The integration is straightforward but verbose:
cudnnSetTensor4dDescriptor(input_desc, CUDNN_TENSOR_NCHW,
CUDNN_DATA_FLOAT, N, C, H, W);
cudnnSetFilter4dDescriptor(filter_desc, CUDNN_DATA_FLOAT,
CUDNN_TENSOR_NCHW, K, C, kH, kW);
cudnnSetConvolution2dDescriptor(conv_desc, pad, pad, stride, stride,
1, 1, CUDNN_CROSS_CORRELATION,
CUDNN_DATA_FLOAT);
cudnnConvolutionForward(cudnn, &alpha, input_desc, d_input,
filter_desc, d_filter, conv_desc, algo,
workspace, workspace_size, &beta,
output_desc, d_output);
Workspace is pre-allocated at 8 MB. If it's too small, cuDNN falls back to slower algorithms - no error, just worse performance. Silent degradation.
What's Not Done
- Backend wiring. Kernels exist but aren't connected through the dispatch interface. Plumbing, not algorithms, but it blocks end-to-end GPU training.
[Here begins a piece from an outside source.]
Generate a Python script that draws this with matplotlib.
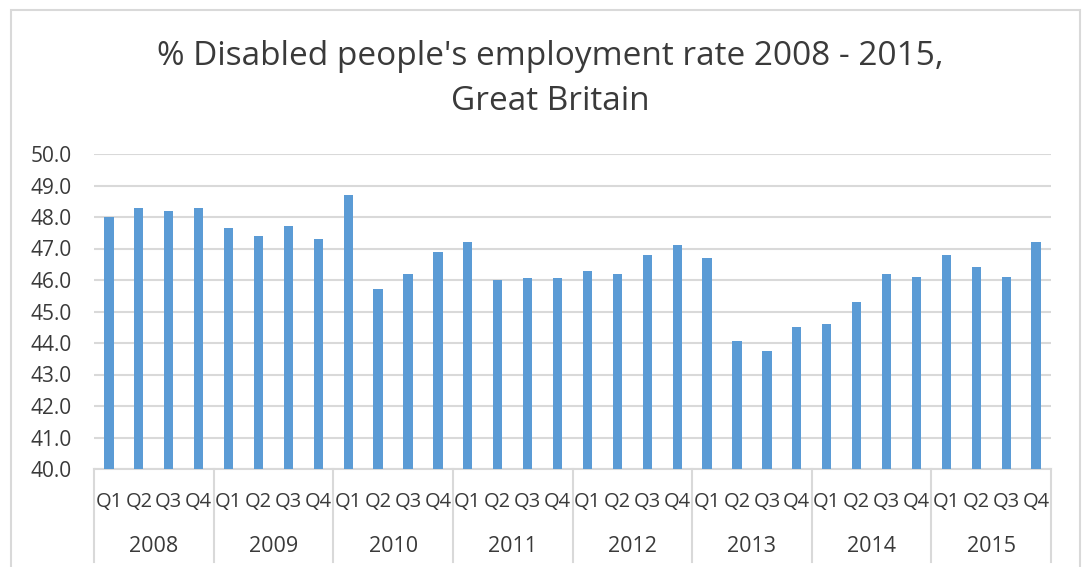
import numpy as np
import matplotlib.pyplot as plt
from matplotlib.patches import Rectangle
import matplotlib.transforms as mtransforms

years = ['2008', '2009', '2010', '2011', '2012', '2013', '2014', '2015']
quarters = ['Q1', 'Q2', 'Q3', 'Q4']
rate = [48.0, 48.3, 48.2, 48.3,
        47.65, 47.4, 47.7, 47.3,
        48.7, 45.7, 46.2, 46.9,
        47.2, 46.0, 46.05, 46.05,
        46.3, 46.2, 46.8, 47.1,
        46.7, 44.05, 43.75, 44.5,
        44.6, 45.3, 46.2, 46.1,
        46.8, 46.4, 46.1, 47.2]

plt.rcParams['font.family'] = ['Open Sans', 'DejaVu Sans']
txt = '#3A3A3A'
grid = '#D9D9D9'

W, H = 1083, 567
fig = plt.figure(figsize=(W / 100, H / 100), dpi=100)
# chart frame
fig.patches.append(Rectangle((11 / W, -0.1), (1080 - 11) / W, 1.1 - 10 / H,
                             transform=fig.transFigure, fill=False,
                             edgecolor=grid, lw=1.5))

x0, x1, ytop, ybot = 94, 1051, 154, 469
ax = fig.add_axes([x0 / W, 1 - ybot / H, (x1 - x0) / W, (ybot - ytop) / H])

x = np.arange(len(rate))
ax.bar(x, np.array(rate) - 40, bottom=40, width=0.31, color='#5B9BD5', zorder=3)
ax.set_xlim(-0.5, len(rate) - 0.5)
ax.set_ylim(40, 50)
ax.set_yticks(np.arange(40, 51, 1))
ax.set_yticklabels(['%.1f' % v for v in np.arange(40, 51, 1)], fontsize=15, color=txt)
ax.tick_params(axis='y', length=0, pad=16)
ax.grid(axis='y', color=grid, lw=1.5, zorder=0)
ax.set_xticks([])
for s in ['top', 'right', 'left']:
    ax.spines[s].set_visible(False)
ax.spines['bottom'].set_color(grid)
ax.spines['bottom'].set_linewidth(1.5)

trans = mtransforms.blended_transform_factory(ax.transData, ax.transAxes)
q_y = -(502 - ybot) / (ybot - ytop)
yr_y = -(547 - ybot) / (ybot - ytop)
sep_end = -(562 - ybot) / (ybot - ytop)
for i, v in enumerate(rate):
    ax.text(i, q_y, quarters[i % 4], transform=trans, ha='center', va='center',
            fontsize=14.5, color=txt)
for j, yr in enumerate(years):
    ax.text(j * 4 + 1.5, yr_y, yr, transform=trans, ha='center', va='center',
            fontsize=15.5, color=txt)
for j in range(len(years) + 1):
    ax.plot([j * 4 - 0.5] * 2, [0, sep_end], transform=trans, color=grid,
            lw=1.5, clip_on=False)

fig.text(550 / W, 1 - 79 / H, "% Disabled people's employment rate 2008 - 2015,\nGreat Britain",
         ha='center', va='center', fontsize=24, color=txt, linespacing=1.5)

fig.savefig('out.png', dpi=100)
- Persistent device tensors. Data copies CPU-GPU on every op. Need tensors that live on GPU and stay there. Touches
Tensor, every op, every autograd closure. - Broadcasting. Element-wise ops only handle same-shape on GPU. Mismatched shapes fall back to CPU. Device transfer for what should be a trivial kernel.
- Async execution. Everything synchronous. No overlapping compute with transfers, no CUDA streams.
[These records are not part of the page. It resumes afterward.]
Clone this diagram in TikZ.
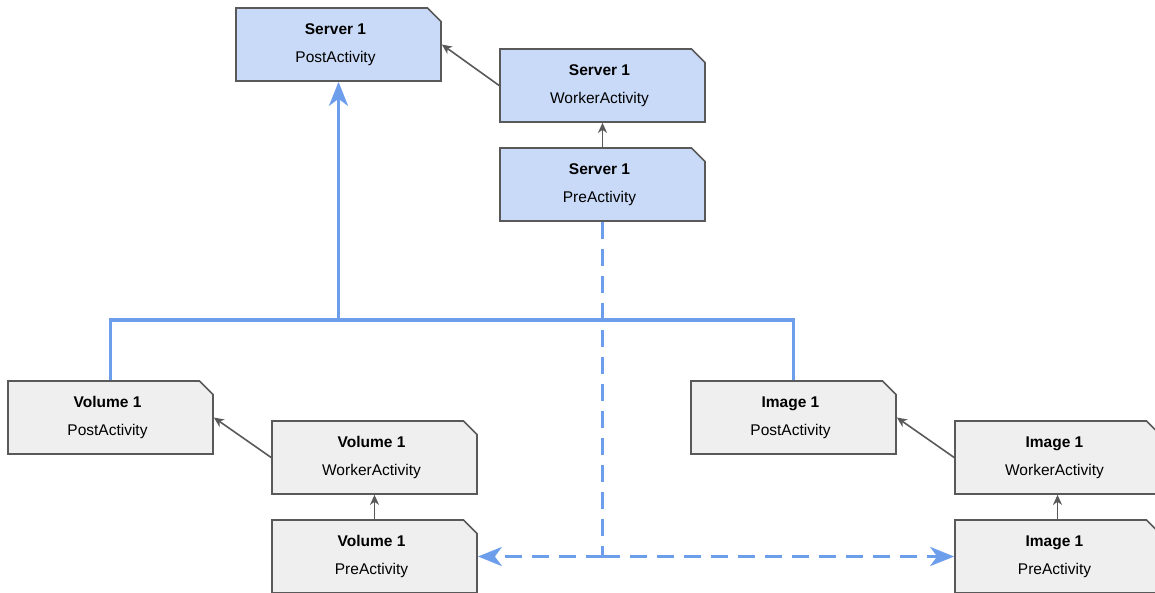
\documentclass[tikz,border=0pt]{standalone}
\usepackage{fontspec}
\setmainfont{Liberation Sans}
\usetikzlibrary{shapes.misc,arrows.meta}
\definecolor{bluefill}{HTML}{C9DAF8}
\definecolor{greyfill}{HTML}{EFEFEF}
\definecolor{edge}{HTML}{595959}
\definecolor{flow}{HTML}{6D9EEB}
\newcommand{\actlabel}[2]{\textbf{#1}\hspace*{6pt}\\#2\hspace*{6pt}}
\tikzset{
  act/.style={chamfered rectangle, chamfered rectangle corners=north east,
    chamfered rectangle xsep=10pt, chamfered rectangle angle=45,
    draw=edge, line width=1.7pt, minimum width=205pt, minimum height=73pt,
    inner sep=0pt, align=center, font=\fontsize{15.5}{28}\selectfont},
  srv/.style={act, fill=bluefill},
  gry/.style={act, fill=greyfill},
  link/.style={draw=edge, line width=1.6pt, -{Stealth[length=10pt,width=9pt,inset=3pt]}},
  bus/.style={draw=flow, line width=3.4pt},
  busarrow/.style={bus, -{Stealth[length=24pt,width=19pt,inset=7pt]}},
  flowdash/.style={draw=flow, line width=3.4pt, dash pattern=on 17pt off 10pt}
}
\begin{document}
\begin{tikzpicture}[x=1pt,y=-1pt]
\useasboundingbox (0,0) rectangle (1155,593);
\begin{scope}
\clip (0,0) rectangle (1155,593);
\node[srv] (spost) at (338.5,44.5) {\actlabel{Server 1}{PostActivity}};
\node[srv] (swork) at (602.5,85.5) {\actlabel{Server 1}{WorkerActivity}};
\node[srv] (spre) at (602.5,184.5) {\actlabel{Server 1}{PreActivity}};
\node[gry] (vpost) at (110.5,417.5) {\actlabel{Volume 1}{PostActivity}};
\node[gry] (vwork) at (374.5,457.5) {\actlabel{Volume 1}{WorkerActivity}};
\node[gry] (vpre) at (374.5,556.5) {\actlabel{Volume 1}{PreActivity}};
\node[gry] (ipost) at (793.5,417.5) {\actlabel{Image 1}{PostActivity}};
\node[gry] (iwork) at (1057.5,457.5) {\actlabel{Image 1}{WorkerActivity}};
\node[gry] (ipre) at (1057.5,556.5) {\actlabel{Image 1}{PreActivity}};

\draw[link] (swork.west) -- (spost.east);
\draw[link] (spre.north) -- (swork.south);
\draw[link] (vwork.west) -- (vpost.east);
\draw[link] (vpre.north) -- (vwork.south);
\draw[link] (iwork.west) -- (ipost.east);
\draw[link] (ipre.north) -- (iwork.south);

\coordinate (busy) at (0,320);
\draw[bus] (vpost.north) |- (ipost.north |- busy) -- (ipost.north);
\draw[busarrow] (spost.south |- busy) -- (spost.south);

\coordinate (split) at (spre.south |- vpre.east);
\draw[flowdash] (spre.south) -- (split);
\draw[flowdash, -{Stealth[length=24pt,width=19pt,inset=7pt]}] (split) -- (vpre.east);
\draw[flowdash, -{Stealth[length=24pt,width=19pt,inset=7pt]}] (split) -- (ipre.west);
\end{scope}
\end{tikzpicture}
\end{document}
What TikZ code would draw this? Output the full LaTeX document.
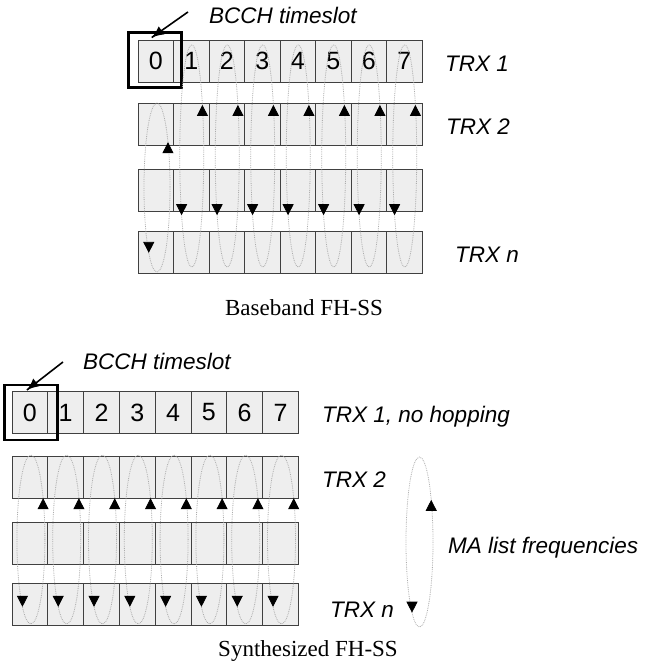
\documentclass[tikz,border=0pt]{standalone}
\usepackage{fontspec}
\setmainfont{Liberation Serif}
\setsansfont{Liberation Sans}
\usetikzlibrary{arrows.meta,decorations.markings}

\begin{document}
\begin{tikzpicture}[x=1pt,y=-1pt,
  cell/.style={draw=gray!50!black,fill=gray!13,line width=1pt,minimum width=35.5pt,minimum height=42pt,inner sep=0pt,font=\sffamily\fontsize{25}{25}\selectfont},
  scell/.style={cell,minimum width=35.8pt},
  lbl/.style={anchor=base west,inner sep=0pt,font=\sffamily\itshape\fontsize{22.5}{27}\selectfont},
  caption/.style={anchor=base,inner sep=0pt,font=\rmfamily\fontsize{23}{27}\selectfont},
  bcchbox/.style={draw=black,line width=2.8pt},
  pointer/.style={line width=1.6pt,postaction={decorate},decoration={markings,
    mark=at position 0.999 with {\pgftransformresetnontranslations\pgftransformrotate{#1}\arrow{Latex[length=12pt,width=10pt]}}}},
  hop/.style={draw=gray!65,densely dotted,line width=0.8pt},
  hopmarks/.style 2 args={postaction={decorate},decoration={markings,
    mark=at position #1 with {\pgftransformresetnontranslations\pgftransformrotate{-90}\arrow{Triangle[length=11pt,width=11pt,color=black]}},
    mark=at position #2 with {\pgftransformresetnontranslations\pgftransformrotate{90}\arrow{Triangle[length=11pt,width=11pt,color=black]}}}}]
\useasboundingbox (0,0) rectangle (650,665);

% Baseband FH-SS
\foreach \k in {0,...,7} {
  \node[cell] (t1-\k) at ({155.75+35.5*\k},61) {\k};
  \node[cell] (t2-\k) at ({155.75+35.5*\k},124) {};
  \node[cell] (t3-\k) at ({155.75+35.5*\k},190) {};
  \node[cell] (t4-\k) at ({155.75+35.5*\k},252) {};
}
\draw[bcchbox] ([xshift=-9pt,yshift=7pt]t1-0.north west) rectangle ([xshift=7.5pt,yshift=-5pt]t1-0.south east);
\foreach \k in {1,...,7}
  \draw[hop,hopmarks={0.369}{0.887}] ({156.25+35.5*\k},156) ellipse [x radius=12,y radius=111];
\draw[hop,hopmarks={0.312}{0.870}] (157,187.5) ellipse [x radius=13,y radius=84.5];

\node[lbl] (bcch-t) at (209,23) {BCCH timeslot};
\draw[pointer=215.8] ([xshift=-21pt,yshift=3pt]bcch-t.west) -- ([xshift=-4pt,yshift=2pt]t1-0.north);
\node[lbl] (trx1-t) at (445,71) {TRX 1};
\node[lbl] (trx2-t) at (446,134) {TRX 2};
\node[lbl] (trxn-t) at (455,262) {TRX n};
\node[caption] (cap-t) at (304,315) {Baseband FH-SS};

% Synthesized FH-SS
\foreach \k in {0,...,7} {
  \node[scell] (s1-\k) at ({29.9+35.8*\k},412.5) {\k};
  \node[scell] (s2-\k) at ({29.9+35.8*\k},477.5) {};
  \node[scell] (s3-\k) at ({29.9+35.8*\k},543) {};
  \node[scell] (s4-\k) at ({29.9+35.8*\k},604) {};
}
\draw[bcchbox] ([xshift=-7pt,yshift=6pt]s1-0.north west) rectangle ([xshift=9pt,yshift=-6pt]s1-0.south east);
\foreach \k in {0,...,7}
  \draw[hop,hopmarks={0.307}{0.882}] ({30.9+35.8*\k},539.5) ellipse [x radius=14,y radius=84.5];
\draw[hop,hopmarks={0.298}{0.88}] (419.5,542) ellipse [x radius=13.5,y radius=85];

\node[lbl] (bcch-s) at (83,369) {BCCH timeslot};
\draw[pointer=218.9] ([xshift=-20pt,yshift=-1pt]bcch-s.west) -- ([xshift=-3pt,yshift=1pt]s1-0.north);
\node[lbl] (trx1-s) at (322,422) {TRX 1, no hopping};
\node[lbl] (trx2-s) at (322,487) {TRX 2};
\node[lbl] (ma) at (448,553) {MA list frequencies};
\node[lbl] (trxn-s) at (330,617) {TRX n};
\node[caption] (cap-s) at (308,656) {Synthesized FH-SS};
\end{tikzpicture}
\end{document}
- Testing. No GPU test suite. Need numerical comparison (GPU vs CPU results) and benchmarks.
What I've Learned
GPU programming is not "write the same code but it runs on more cores." On CPU the bottleneck is computation. On GPU it's almost always memory.
The most important optimization isn't in any kernel. It's keeping the data on the GPU in the first place. I'm not there yet.